Data records:
======
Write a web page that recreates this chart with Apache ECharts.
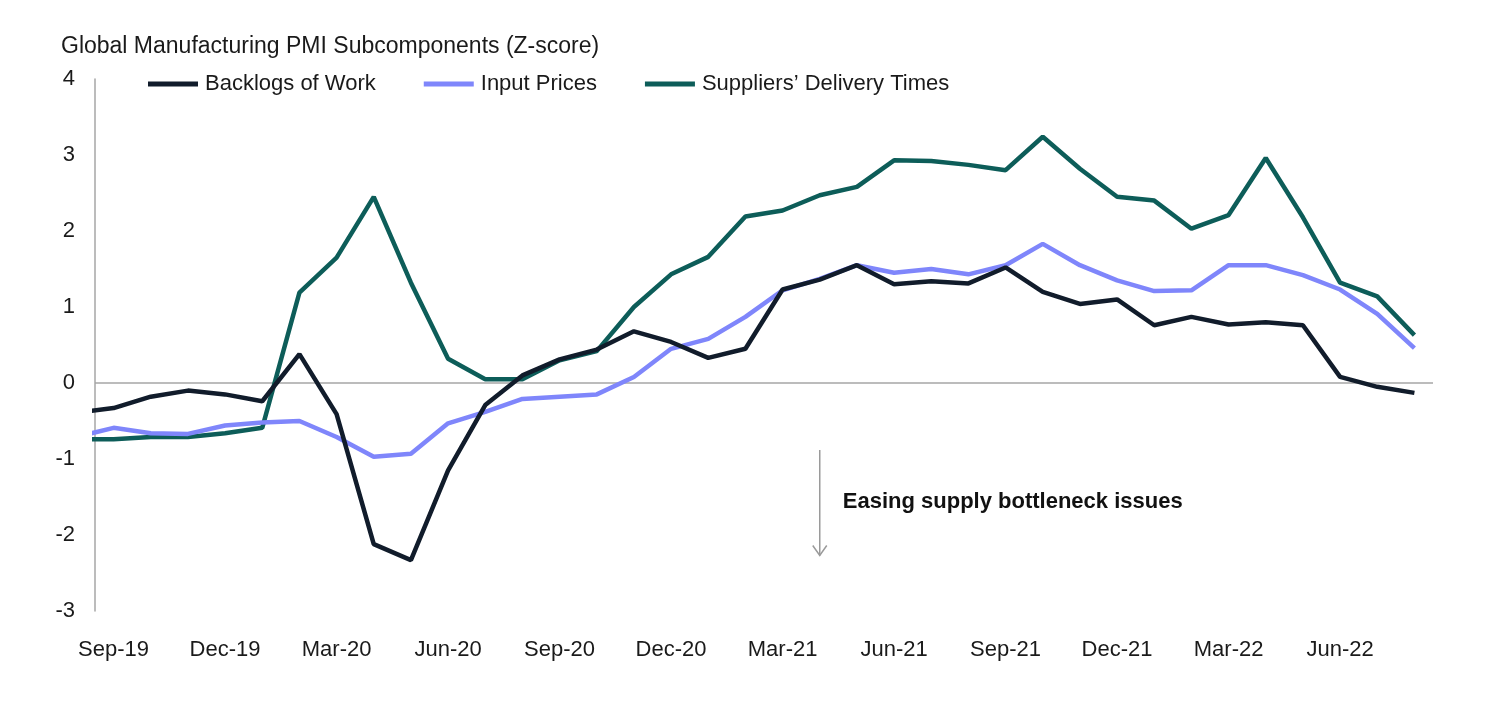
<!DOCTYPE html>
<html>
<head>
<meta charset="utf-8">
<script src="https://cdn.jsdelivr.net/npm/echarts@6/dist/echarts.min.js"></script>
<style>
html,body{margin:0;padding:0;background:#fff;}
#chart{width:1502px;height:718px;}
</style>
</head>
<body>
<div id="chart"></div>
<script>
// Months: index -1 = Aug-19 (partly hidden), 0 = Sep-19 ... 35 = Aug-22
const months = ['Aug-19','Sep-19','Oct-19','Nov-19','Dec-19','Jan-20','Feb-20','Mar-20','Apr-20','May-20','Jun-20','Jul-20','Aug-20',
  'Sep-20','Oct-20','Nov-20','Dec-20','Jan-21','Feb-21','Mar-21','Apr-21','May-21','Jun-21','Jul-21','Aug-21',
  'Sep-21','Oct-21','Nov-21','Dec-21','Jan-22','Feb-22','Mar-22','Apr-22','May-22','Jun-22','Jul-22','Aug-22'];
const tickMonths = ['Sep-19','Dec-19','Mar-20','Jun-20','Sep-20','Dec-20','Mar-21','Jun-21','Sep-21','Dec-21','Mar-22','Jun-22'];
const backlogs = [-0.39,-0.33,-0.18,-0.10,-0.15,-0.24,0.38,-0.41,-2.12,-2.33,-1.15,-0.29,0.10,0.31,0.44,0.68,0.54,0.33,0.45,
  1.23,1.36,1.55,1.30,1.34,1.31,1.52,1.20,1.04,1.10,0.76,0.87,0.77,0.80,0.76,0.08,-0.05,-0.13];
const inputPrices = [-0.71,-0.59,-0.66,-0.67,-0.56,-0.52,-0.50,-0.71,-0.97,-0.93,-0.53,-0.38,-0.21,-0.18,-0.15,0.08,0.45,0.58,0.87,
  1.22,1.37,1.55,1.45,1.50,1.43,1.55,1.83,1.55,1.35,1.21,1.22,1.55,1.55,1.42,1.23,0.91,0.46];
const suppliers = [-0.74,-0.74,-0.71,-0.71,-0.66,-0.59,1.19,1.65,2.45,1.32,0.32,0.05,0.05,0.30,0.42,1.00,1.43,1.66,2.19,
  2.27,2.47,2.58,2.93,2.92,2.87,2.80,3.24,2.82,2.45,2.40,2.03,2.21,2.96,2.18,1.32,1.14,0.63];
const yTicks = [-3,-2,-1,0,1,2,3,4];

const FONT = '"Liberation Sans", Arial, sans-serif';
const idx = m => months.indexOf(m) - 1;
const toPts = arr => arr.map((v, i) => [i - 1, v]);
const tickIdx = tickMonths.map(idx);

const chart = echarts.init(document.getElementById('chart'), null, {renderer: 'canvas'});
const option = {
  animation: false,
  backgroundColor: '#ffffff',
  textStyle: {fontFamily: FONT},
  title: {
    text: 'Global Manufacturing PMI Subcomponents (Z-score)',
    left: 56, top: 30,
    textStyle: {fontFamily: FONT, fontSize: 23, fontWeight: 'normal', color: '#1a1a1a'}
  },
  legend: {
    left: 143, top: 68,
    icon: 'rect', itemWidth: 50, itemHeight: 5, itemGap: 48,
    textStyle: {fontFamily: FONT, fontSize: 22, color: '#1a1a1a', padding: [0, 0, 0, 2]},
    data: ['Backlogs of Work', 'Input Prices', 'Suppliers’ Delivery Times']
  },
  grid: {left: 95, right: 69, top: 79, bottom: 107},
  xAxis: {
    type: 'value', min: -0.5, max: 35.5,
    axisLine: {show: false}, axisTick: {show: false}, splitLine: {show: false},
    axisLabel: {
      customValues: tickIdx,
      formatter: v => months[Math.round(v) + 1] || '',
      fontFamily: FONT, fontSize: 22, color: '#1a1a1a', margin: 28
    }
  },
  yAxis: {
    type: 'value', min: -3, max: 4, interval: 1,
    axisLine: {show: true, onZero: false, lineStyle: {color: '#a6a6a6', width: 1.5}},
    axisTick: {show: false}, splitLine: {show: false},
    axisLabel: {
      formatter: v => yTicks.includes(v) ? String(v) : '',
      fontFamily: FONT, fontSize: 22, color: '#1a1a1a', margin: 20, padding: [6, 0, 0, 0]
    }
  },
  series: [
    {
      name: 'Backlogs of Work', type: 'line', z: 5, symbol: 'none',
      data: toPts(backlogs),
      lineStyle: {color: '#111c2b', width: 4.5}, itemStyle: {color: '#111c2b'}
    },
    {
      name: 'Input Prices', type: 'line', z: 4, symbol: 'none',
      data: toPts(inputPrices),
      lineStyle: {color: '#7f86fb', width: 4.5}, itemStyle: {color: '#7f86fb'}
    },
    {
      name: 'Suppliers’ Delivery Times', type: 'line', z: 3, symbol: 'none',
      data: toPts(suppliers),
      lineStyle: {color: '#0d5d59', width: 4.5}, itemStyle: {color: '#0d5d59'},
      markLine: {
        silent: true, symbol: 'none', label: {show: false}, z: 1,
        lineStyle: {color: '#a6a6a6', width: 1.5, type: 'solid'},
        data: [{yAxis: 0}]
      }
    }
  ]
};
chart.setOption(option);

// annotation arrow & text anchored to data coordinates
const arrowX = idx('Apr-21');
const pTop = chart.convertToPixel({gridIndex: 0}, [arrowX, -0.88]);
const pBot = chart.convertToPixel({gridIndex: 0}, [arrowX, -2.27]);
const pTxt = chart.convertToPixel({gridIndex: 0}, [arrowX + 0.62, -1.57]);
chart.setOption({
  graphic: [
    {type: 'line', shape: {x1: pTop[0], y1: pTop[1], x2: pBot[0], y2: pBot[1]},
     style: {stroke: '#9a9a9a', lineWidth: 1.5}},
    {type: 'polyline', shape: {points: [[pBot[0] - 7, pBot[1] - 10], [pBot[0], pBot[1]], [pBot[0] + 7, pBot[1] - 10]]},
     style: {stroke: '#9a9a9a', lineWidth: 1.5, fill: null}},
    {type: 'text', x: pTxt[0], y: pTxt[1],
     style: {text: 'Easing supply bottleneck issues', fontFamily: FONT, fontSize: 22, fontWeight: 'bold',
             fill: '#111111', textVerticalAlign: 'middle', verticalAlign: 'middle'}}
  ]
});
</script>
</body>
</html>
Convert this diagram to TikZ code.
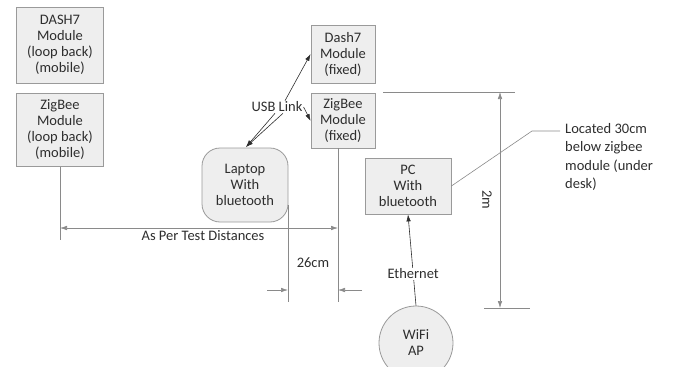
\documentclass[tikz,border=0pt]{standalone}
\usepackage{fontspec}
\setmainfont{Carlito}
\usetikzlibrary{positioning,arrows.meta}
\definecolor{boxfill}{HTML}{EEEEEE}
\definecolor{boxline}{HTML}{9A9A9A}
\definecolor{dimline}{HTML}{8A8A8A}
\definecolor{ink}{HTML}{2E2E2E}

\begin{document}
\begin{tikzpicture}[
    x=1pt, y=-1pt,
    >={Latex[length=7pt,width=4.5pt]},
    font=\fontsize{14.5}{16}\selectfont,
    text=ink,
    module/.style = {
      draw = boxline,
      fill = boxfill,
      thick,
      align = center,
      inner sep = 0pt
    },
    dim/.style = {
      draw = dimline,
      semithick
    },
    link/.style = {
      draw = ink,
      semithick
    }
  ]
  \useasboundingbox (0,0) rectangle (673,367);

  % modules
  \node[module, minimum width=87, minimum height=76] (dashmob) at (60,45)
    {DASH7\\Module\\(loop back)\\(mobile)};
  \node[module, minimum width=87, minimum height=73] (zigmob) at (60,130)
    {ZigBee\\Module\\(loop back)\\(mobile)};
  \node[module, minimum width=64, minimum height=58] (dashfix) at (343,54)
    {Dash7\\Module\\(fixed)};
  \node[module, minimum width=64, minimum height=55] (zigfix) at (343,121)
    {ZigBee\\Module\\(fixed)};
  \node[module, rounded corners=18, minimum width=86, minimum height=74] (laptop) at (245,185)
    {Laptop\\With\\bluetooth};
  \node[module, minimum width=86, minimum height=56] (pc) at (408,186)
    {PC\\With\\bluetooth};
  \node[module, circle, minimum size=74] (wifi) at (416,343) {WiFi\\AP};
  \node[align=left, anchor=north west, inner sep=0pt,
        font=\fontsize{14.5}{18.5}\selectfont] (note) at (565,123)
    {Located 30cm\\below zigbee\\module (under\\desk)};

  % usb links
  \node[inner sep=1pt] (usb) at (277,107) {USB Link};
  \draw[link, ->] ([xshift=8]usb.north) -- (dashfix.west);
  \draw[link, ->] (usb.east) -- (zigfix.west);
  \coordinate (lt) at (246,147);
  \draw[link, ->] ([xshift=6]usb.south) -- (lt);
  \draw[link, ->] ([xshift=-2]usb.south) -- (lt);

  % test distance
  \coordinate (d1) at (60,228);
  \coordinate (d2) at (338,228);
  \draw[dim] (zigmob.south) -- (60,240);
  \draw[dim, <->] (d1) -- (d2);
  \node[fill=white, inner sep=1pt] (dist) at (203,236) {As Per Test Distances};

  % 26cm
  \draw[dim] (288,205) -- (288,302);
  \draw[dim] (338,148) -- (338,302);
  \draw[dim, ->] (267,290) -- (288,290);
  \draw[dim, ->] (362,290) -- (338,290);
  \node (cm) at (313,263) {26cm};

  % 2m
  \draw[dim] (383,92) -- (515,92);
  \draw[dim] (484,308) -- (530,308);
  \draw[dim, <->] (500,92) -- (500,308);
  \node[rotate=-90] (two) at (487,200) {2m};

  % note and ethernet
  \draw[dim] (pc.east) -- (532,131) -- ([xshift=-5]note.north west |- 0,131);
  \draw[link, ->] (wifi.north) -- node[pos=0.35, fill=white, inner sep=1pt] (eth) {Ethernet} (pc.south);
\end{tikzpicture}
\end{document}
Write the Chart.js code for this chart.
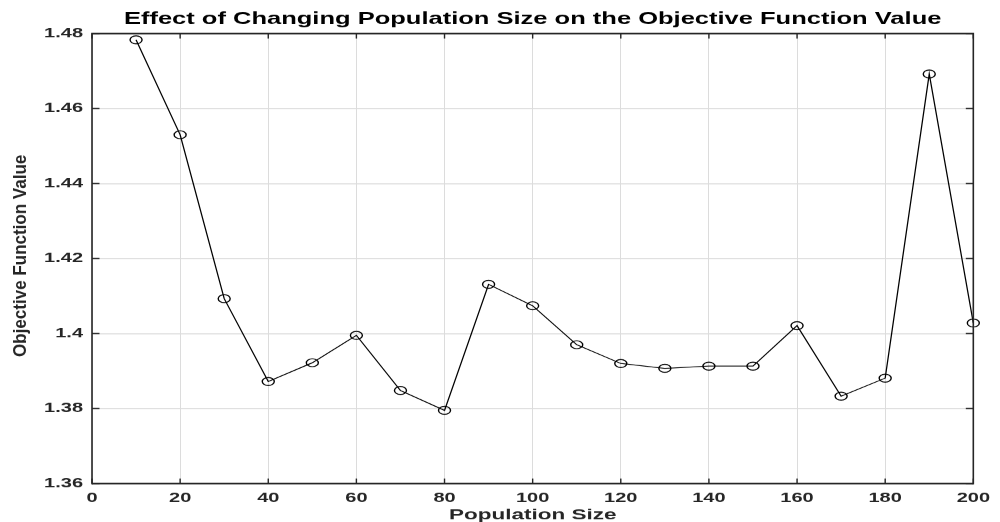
======
What is the number of lines in the data holding the word "this"? Reply with that number only.

3